→ **WRITTEN TASK**: Every line from the start of the records through the line with "ctx.fillText(xTitle, 563, 343);" is to be written out exactly; pictures are not.

──────── MATERIAL SUPPLIED ────────

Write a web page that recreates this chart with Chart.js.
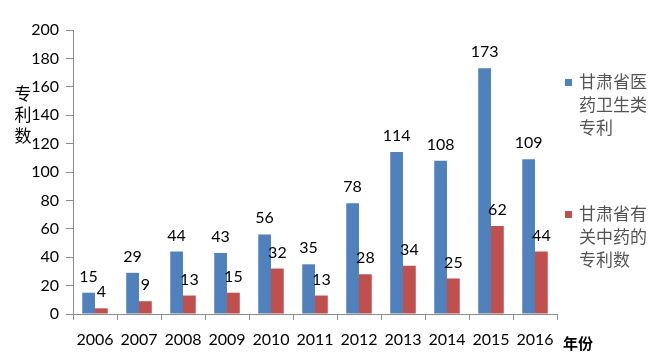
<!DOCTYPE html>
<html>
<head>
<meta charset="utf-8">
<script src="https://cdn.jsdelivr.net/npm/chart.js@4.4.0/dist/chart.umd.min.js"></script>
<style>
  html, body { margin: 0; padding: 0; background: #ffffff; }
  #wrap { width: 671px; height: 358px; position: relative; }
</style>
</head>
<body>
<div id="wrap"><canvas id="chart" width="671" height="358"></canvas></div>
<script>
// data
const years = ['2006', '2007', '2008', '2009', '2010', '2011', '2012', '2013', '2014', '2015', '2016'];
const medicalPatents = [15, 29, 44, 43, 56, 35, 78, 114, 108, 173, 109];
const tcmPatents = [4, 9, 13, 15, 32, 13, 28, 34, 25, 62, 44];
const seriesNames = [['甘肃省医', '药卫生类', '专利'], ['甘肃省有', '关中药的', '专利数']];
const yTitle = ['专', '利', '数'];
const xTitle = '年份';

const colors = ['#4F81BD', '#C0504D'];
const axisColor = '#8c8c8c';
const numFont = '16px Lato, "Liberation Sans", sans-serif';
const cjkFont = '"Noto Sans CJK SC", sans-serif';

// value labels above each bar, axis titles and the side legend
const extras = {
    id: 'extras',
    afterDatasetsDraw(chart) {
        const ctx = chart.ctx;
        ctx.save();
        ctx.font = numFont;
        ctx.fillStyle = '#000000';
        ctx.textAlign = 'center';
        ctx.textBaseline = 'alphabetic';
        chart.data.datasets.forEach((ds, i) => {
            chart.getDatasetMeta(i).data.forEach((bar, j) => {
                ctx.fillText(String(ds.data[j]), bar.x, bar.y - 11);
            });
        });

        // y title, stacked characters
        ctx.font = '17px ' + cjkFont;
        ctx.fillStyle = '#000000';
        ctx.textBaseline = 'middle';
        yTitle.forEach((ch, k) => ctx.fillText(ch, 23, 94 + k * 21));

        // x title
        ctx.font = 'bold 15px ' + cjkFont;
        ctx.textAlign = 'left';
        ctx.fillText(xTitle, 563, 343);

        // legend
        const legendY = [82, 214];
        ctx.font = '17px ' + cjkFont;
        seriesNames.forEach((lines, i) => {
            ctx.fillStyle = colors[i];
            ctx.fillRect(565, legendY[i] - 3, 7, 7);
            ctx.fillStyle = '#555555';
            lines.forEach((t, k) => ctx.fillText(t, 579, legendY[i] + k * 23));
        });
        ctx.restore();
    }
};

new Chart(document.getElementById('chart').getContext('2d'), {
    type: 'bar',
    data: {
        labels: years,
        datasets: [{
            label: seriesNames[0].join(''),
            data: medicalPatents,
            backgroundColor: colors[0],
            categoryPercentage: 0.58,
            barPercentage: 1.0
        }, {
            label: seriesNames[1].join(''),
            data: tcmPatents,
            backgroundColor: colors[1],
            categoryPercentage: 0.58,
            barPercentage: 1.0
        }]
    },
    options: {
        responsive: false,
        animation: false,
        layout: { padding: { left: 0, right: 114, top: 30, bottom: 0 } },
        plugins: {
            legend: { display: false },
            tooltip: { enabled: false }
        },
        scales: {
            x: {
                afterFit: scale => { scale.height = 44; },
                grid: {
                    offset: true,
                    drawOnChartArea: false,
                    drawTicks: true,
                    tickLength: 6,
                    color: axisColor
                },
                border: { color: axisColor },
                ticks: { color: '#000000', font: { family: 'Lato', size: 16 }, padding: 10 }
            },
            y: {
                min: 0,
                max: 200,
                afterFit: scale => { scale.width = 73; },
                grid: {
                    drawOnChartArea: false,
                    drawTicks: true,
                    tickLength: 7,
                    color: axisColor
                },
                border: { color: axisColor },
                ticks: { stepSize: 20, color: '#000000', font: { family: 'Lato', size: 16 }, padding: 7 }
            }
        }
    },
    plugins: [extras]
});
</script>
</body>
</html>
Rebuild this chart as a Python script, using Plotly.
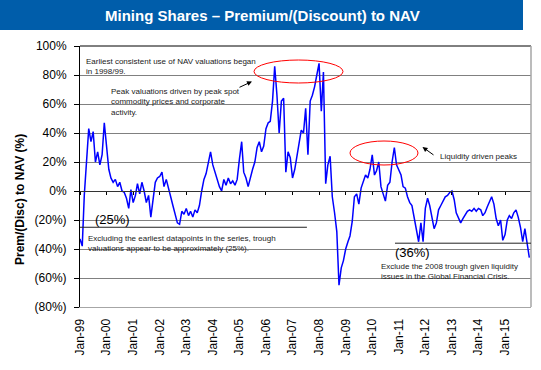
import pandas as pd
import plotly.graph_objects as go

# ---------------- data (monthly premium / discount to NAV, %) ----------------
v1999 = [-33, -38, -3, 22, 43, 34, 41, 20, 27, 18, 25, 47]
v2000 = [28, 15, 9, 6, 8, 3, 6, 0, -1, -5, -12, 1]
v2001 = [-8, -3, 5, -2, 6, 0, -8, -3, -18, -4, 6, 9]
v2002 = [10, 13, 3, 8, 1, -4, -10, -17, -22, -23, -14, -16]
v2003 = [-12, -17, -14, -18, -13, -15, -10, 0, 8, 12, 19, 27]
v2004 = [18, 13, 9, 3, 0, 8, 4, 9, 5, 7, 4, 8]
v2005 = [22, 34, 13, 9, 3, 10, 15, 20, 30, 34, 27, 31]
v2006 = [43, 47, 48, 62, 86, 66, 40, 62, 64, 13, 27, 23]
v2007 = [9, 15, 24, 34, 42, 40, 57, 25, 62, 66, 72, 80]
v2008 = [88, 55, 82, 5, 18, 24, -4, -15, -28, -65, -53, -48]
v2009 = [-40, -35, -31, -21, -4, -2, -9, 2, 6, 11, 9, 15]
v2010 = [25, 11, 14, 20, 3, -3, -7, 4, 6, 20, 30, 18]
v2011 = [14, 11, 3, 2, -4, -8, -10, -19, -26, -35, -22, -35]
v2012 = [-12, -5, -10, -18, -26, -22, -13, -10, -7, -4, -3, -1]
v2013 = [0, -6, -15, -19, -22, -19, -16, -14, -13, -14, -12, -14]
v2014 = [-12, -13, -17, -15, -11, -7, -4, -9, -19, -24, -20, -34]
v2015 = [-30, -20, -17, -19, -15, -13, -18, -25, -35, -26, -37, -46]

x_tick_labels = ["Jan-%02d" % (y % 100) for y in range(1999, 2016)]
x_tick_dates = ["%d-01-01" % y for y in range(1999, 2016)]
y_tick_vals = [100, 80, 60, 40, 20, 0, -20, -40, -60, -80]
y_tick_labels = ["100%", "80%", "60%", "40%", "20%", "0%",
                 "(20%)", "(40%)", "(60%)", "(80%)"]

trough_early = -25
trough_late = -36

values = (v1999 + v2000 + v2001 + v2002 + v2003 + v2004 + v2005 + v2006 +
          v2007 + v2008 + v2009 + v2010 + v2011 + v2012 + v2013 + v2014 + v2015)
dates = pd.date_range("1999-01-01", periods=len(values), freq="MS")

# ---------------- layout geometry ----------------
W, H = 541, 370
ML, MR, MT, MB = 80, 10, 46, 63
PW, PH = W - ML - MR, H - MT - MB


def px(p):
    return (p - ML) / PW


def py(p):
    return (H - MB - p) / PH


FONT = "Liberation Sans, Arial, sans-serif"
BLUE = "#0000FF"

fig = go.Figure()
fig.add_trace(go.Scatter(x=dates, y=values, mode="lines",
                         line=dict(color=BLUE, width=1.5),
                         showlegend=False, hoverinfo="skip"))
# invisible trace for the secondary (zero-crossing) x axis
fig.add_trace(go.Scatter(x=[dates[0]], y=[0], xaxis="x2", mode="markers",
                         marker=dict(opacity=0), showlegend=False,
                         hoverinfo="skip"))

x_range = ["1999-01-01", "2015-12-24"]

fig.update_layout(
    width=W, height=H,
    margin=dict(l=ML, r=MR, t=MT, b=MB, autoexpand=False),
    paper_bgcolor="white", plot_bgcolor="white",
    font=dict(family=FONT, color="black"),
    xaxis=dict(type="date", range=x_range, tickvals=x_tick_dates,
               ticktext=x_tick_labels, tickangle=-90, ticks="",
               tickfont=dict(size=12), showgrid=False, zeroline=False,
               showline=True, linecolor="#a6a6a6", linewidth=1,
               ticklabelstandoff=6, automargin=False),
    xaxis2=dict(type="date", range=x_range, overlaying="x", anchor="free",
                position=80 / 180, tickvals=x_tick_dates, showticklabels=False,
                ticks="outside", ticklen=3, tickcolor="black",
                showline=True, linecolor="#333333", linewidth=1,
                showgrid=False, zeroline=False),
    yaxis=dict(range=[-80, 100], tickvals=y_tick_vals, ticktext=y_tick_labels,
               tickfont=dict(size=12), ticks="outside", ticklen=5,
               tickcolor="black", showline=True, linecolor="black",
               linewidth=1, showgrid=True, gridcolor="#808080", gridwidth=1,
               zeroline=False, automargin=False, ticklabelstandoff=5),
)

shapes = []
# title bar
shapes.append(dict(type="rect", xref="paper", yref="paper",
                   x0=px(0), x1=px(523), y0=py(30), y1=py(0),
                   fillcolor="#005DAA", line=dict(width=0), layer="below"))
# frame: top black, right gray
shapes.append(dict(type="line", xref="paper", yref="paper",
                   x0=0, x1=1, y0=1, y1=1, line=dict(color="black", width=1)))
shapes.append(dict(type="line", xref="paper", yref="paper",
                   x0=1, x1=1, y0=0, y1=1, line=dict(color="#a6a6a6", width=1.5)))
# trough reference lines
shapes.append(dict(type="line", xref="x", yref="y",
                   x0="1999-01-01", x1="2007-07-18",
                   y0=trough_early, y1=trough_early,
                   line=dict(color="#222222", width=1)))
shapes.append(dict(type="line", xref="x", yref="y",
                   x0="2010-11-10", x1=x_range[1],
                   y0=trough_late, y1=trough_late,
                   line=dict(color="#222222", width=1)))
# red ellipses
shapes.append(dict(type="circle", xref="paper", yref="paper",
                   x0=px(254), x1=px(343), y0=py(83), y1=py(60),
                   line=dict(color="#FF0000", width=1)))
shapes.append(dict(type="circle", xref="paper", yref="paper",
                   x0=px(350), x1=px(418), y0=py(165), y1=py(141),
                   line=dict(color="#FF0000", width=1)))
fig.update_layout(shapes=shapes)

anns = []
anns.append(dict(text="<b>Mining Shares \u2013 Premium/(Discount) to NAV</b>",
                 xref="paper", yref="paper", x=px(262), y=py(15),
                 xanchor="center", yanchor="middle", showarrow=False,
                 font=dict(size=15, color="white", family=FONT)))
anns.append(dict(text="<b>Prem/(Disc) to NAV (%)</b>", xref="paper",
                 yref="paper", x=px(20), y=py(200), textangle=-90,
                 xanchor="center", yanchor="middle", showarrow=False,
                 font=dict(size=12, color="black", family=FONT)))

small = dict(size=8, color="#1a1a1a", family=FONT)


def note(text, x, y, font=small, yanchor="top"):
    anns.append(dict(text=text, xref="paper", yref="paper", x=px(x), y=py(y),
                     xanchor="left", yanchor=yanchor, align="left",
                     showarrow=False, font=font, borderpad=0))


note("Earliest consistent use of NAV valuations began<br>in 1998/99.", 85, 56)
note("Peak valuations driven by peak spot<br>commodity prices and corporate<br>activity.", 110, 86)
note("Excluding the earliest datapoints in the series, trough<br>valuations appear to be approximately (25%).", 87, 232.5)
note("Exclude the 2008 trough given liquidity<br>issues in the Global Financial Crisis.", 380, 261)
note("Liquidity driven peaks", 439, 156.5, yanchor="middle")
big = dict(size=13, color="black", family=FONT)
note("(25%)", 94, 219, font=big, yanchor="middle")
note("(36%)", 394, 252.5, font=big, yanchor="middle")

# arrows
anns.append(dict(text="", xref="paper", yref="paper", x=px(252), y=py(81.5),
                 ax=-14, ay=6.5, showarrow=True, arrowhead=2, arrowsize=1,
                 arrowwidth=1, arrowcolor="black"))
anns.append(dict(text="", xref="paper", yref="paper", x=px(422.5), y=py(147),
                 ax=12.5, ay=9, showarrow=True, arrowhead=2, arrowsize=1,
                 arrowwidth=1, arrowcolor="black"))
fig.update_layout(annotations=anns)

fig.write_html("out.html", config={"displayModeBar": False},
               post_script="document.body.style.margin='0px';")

────────

→ **RESPONSE TO THE EXERCISE**:
Write a web page that recreates this chart with Chart.js.
<!DOCTYPE html>
<html>
<head>
<meta charset="utf-8">
<script src="https://cdn.jsdelivr.net/npm/chart.js@4.4.0/dist/chart.umd.min.js"></script>
<style>
  html, body { margin: 0; padding: 0; background: #ffffff; }
  #wrap { width: 671px; height: 358px; position: relative; }
</style>
</head>
<body>
<div id="wrap"><canvas id="chart" width="671" height="358"></canvas></div>
<script>
// data
const years = ['2006', '2007', '2008', '2009', '2010', '2011', '2012', '2013', '2014', '2015', '2016'];
const medicalPatents = [15, 29, 44, 43, 56, 35, 78, 114, 108, 173, 109];
const tcmPatents = [4, 9, 13, 15, 32, 13, 28, 34, 25, 62, 44];
const seriesNames = [['甘肃省医', '药卫生类', '专利'], ['甘肃省有', '关中药的', '专利数']];
const yTitle = ['专', '利', '数'];
const xTitle = '年份';

const colors = ['#4F81BD', '#C0504D'];
const axisColor = '#8c8c8c';
const numFont = '16px Lato, "Liberation Sans", sans-serif';
const cjkFont = '"Noto Sans CJK SC", sans-serif';

// value labels above each bar, axis titles and the side legend
const extras = {
    id: 'extras',
    afterDatasetsDraw(chart) {
        const ctx = chart.ctx;
        ctx.save();
        ctx.font = numFont;
        ctx.fillStyle = '#000000';
        ctx.textAlign = 'center';
        ctx.textBaseline = 'alphabetic';
        chart.data.datasets.forEach((ds, i) => {
            chart.getDatasetMeta(i).data.forEach((bar, j) => {
                ctx.fillText(String(ds.data[j]), bar.x, bar.y - 11);
            });
        });

        // y title, stacked characters
        ctx.font = '17px ' + cjkFont;
        ctx.fillStyle = '#000000';
        ctx.textBaseline = 'middle';
        yTitle.forEach((ch, k) => ctx.fillText(ch, 23, 94 + k * 21));

        // x title
        ctx.font = 'bold 15px ' + cjkFont;
        ctx.textAlign = 'left';
        ctx.fillText(xTitle, 563, 343);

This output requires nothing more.